人間万事塞翁が馬 山中伸弥先生編

中国の故事で、次のようなお話がもとになっています。

 ある時、塞翁(さいおう)さんの馬が、逃げ出しました。
 近所の人たちは、慰め、励ましました。
 塞翁さんは、平然としていました。
 何日かすると馬が戻ってきました。しかも、たくさんの馬を引き連れて。
 近所の人は喜びました。「よかったねえ」と。
 塞翁さんは、平然としていました。
 また、しばらくすると、おじいさんの息子が、その馬から落ちてけがをしました。
 近所の人は見まいに行き、慰め、励ましました。
 塞翁さんは、平然としていました。
 しばらくすると、戦争が起き、若者たちが兵たちに駆り出されました。
 しかし、塞翁さんの息子は、けがをしていたため、戦争にいかずにすみました。

 何が起こるか分からないし、起こった出来事も、何が将来の幸せや不幸につながっているかも分かりません。だから、一喜一憂しないでいこう、あるいは、幸せや不幸は、後になってみないと分からない、というような意味があるそうです。

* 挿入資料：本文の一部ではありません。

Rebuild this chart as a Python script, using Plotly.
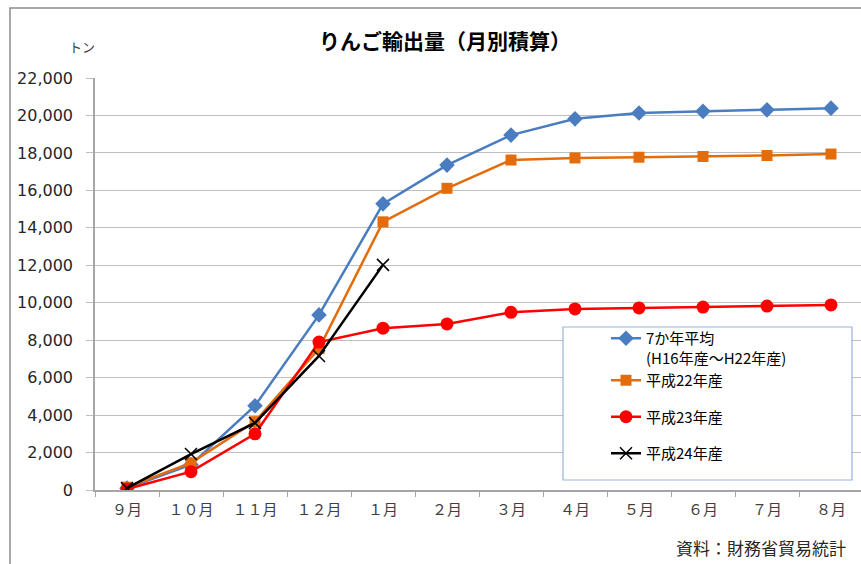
import plotly.graph_objects as go

months = ["９月", "１０月", "１１月", "１２月", "１月", "２月", "３月", "４月", "５月", "６月", "７月", "８月"]
avg7 = [100, 1350, 4500, 9350, 15280, 17350, 18950, 19820, 20130, 20220, 20300, 20390]
h22 = [150, 1450, 3650, 7550, 14320, 16110, 17620, 17730, 17770, 17810, 17860, 17940]
h23 = [50, 980, 3000, 7900, 8640, 8870, 9490, 9670, 9720, 9770, 9820, 9880]
h24 = [100, 1920, 3580, 7160, 12020]

names = ["7か年平均<br>(H16年産～H22年産)", "平成22年産", "平成23年産", "平成24年産"]

FONT = "Noto Sans CJK JP"

# plot area in pixels
L, R, T, B = 95, 861, 78, 490
W, H = R - L, B - T
def px(x): return (x - L) / W
def py(y): return (B - y) / H

fig = go.Figure()
fig.add_trace(go.Scatter(x=months, y=avg7, name=names[0], legendgroup="g1",
                         mode="lines+markers", line=dict(color="#4a7dc0", width=2.5),
                         marker=dict(symbol="diamond", size=12, color="#4a7dc0")))
fig.add_trace(go.Scatter(x=months, y=h22, name=names[1], legendgroup="g1",
                         mode="lines+markers", line=dict(color="#e46c0a", width=2.5),
                         marker=dict(symbol="square", size=11, color="#e46c0a")))
fig.add_trace(go.Scatter(x=months, y=h23, name=names[2], legendgroup="g2",
                         mode="lines+markers", line=dict(color="#ff0000", width=2.5),
                         marker=dict(symbol="circle", size=13, color="#ff0000")))
fig.add_trace(go.Scatter(x=months[:len(h24)], y=h24, name=names[3], legendgroup="g3",
                         mode="lines+markers", line=dict(color="#000000", width=2.5),
                         marker=dict(symbol="x-thin", size=12, color="#000000",
                                     line=dict(color="#000000", width=1.5))))

fig.update_layout(
    width=861, height=564,
    margin=dict(l=L, r=861 - R, t=T, b=564 - B),
    paper_bgcolor="white", plot_bgcolor="white",
    font=dict(family=FONT, color="#262626", size=14),
    showlegend=True,
    title=dict(text="<b>りんご輸出量（月別積算）</b>", x=445 / 861, xanchor="center",
               y=1 - 42 / 564, yanchor="middle", xref="container", yref="container",
               font=dict(family=FONT, size=21, color="#000000")),
    legend=dict(x=px(606), xanchor="left", y=py(322), yanchor="top",
                bgcolor="rgba(0,0,0,0)", borderwidth=0, valign="top",
                tracegroupgap=14, font=dict(family=FONT, size=15, color="#000000")),
    xaxis=dict(type="category", range=[-0.5, -0.5 + W / 64], tickson="boundaries",
               ticks="outside", ticklen=5, tickcolor="#a6a6a6",
               showline=True, linecolor="#a6a6a6", linewidth=1.5, showgrid=False,
               ticklabelstandoff=5,
               tickfont=dict(family=FONT, size=15, color="#404040"), fixedrange=True),
    yaxis=dict(range=[0, 22000], dtick=2000, tickformat=",", showgrid=True,
               gridcolor="#bfbfbf", gridwidth=1, showline=True, linecolor="#a6a6a6",
               linewidth=1.5, ticks="outside", ticklen=7, tickcolor="#bfbfbf",
               ticklabelstandoff=10, zeroline=False,
               tickfont=dict(family="DejaVu Sans", size=16, color="#262626")),
    shapes=[
        dict(type="rect", xref="paper", yref="paper", x0=px(563), x1=px(852),
             y0=py(480), y1=py(327), line=dict(color="#95b3d7", width=1.2),
             fillcolor="white", layer="above"),
        dict(type="path", xref="paper", yref="paper",
             path=f"M {px(10)} {py(566)} L {px(10)} {py(8)} L {px(863)} {py(8)}",
             line=dict(color="#8c8c8c", width=1.5)),
    ],
    annotations=[
        dict(text="トン", x=px(82), y=py(46), xref="paper", yref="paper",
             xanchor="center", yanchor="middle",
             showarrow=False, font=dict(family=FONT, size=13, color="#404040")),
        dict(text="資料：財務省貿易統計", x=px(848), y=py(547), xref="paper", yref="paper",
             xanchor="right", yanchor="middle", showarrow=False,
             font=dict(family=FONT, size=17, color="#262626")),
    ],
)

fig.write_html("out.html")
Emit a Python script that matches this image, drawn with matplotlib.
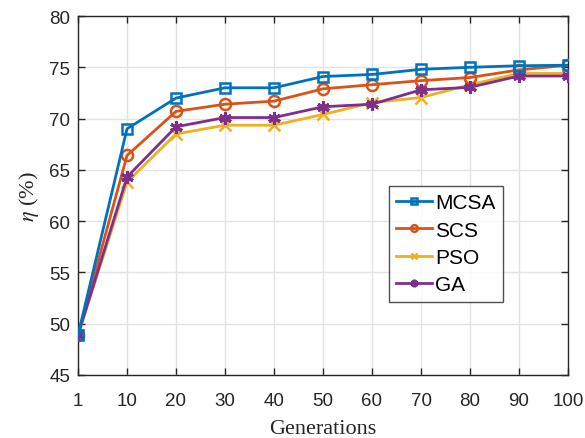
import matplotlib
matplotlib.use('Agg')
import matplotlib.pyplot as plt

# data
gens = ['1', '10', '20', '30', '40', '50', '60', '70', '80', '90', '100']
mcsa = [48.9, 69.0, 72.0, 73.0, 73.0, 74.1, 74.3, 74.8, 75.0, 75.15, 75.2]
scs  = [48.9, 66.4, 70.7, 71.4, 71.7, 72.9, 73.3, 73.7, 74.0, 74.75, 75.2]
pso  = [48.9, 63.8, 68.5, 69.35, 69.35, 70.4, 71.55, 72.05, 73.3, 74.4, 74.4]
ga   = [48.9, 64.3, 69.2, 70.1, 70.1, 71.15, 71.4, 72.8, 73.05, 74.15, 74.15]

x = list(range(len(gens)))

plt.rcParams['font.family'] = ['Liberation Sans', 'DejaVu Sans']
plt.rcParams['mathtext.fontset'] = 'stix'

fig = plt.figure(figsize=(5.85, 4.39), dpi=100)
ax = fig.add_axes([78/585, 1-376/439, (568-78)/585, (376-17)/439])

lw = 2
ax.plot(x, mcsa, color='#0072BD', lw=lw, marker='s', ms=7, mfc='none', mew=1.8, label='MCSA', zorder=5)
ax.plot(x, scs, color='#D95319', lw=lw, marker='o', ms=8, mfc='none', mew=1.8, label='SCS', zorder=4)
ax.plot(x, pso, color='#EDB120', lw=lw, marker='x', ms=8, mew=1.8, label='PSO', zorder=3)
ax.plot(x, ga, color='#7E2F8E', lw=lw, marker=(6, 2, 0), ms=9, mew=2.2, label='GA', zorder=4)

ax.set_xlim(0, len(gens)-1)
ax.set_ylim(45, 80)
ax.set_xticks(x)
ax.set_xticklabels(gens)
ax.set_yticks(range(45, 81, 5))

ax.grid(True, color='#e3e3e3', lw=1)
ax.set_axisbelow(True)
for s in ax.spines.values():
    s.set_color('#262626')
    s.set_linewidth(1)
ax.tick_params(direction='in', length=5, width=1, top=True, right=True,
               labelsize=13.5, colors='#262626')
ax.tick_params(axis='x', pad=12.5)
ax.tick_params(axis='y', pad=5.5)

ax.set_xlabel('Generations', fontsize=16, family='Liberation Serif', color='#262626', labelpad=7)
ax.set_ylabel(r'$\eta$ (%)', fontsize=16, family='Liberation Serif', color='#262626', labelpad=6)

leg = ax.legend(loc='upper left', bbox_to_anchor=((389-78)/490, (376-187)/359),
                fontsize=15, frameon=True, fancybox=False, borderaxespad=0,
                handlelength=1.7, handletextpad=0.15, labelspacing=0.4,
                borderpad=0.35, markerscale=0.6)
leg.get_frame().set_edgecolor('#262626')
leg.get_frame().set_linewidth(1)

fig.savefig('out.png', dpi=100)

 「人間万事塞翁が馬」。この言葉は、ノーベル生理学・医学賞を受賞された山中伸弥先生の研究室にも掲げられています。ご自身の次のような経験から、実感されていたそうです(近畿大学卒業生への講演)。

  • 神戸大学医学部卒業後、最新設備の整った病院に勤務できて喜ぶ。

  • 整形外科医を目指したが、手術が下手で、教官の医者からは「邪魔中(ジャマナカ」と言われ続け、高校生からの夢はかなわず、挫折。

  • 臨床医をあきらめ研究者の道に入る。

  • アメリカ留学後、帰ってきた日本ではうまくいかないことが続き、自信を失う。

  • 偶然が重なって、iPS細胞を発見。ノーベル賞を受賞・・・  

 卒業生へのエールとして、「特に、一見良くない事が起こったその時こそ、いや、これはチャンスかもしれないと考えてもらいたい」と話されていたそうです。ご自身の経験がにじみ出る言葉には、迫力と言うか、エネルギーを感じます。
 河合隼雄先生と同様に、山中先生もキャリア内容は違っても、病に苦しむ人のために自分ができることは何か・・・と考え、目の前の事に一生懸命になっていたら、自分が思いいもしなかったキャリアを積まれたところが印象的でした。

 「トラブル」「困ったなあ」と思う出来事に出遭っても、「どうして、この一件が、未来の幸せにつながっていないと言い切れるだろうか」と勝手に「不幸」と判断しないで、自分にとっての意味を考えると何か見えてくるかもしれないなあと思いました。塞翁さんみたいに、平然としていられないかもしれませんが、目の前の出来事は、きっと、未来のしあわせにつながっている思って、前を向く気持ちはもてるかなと思いました。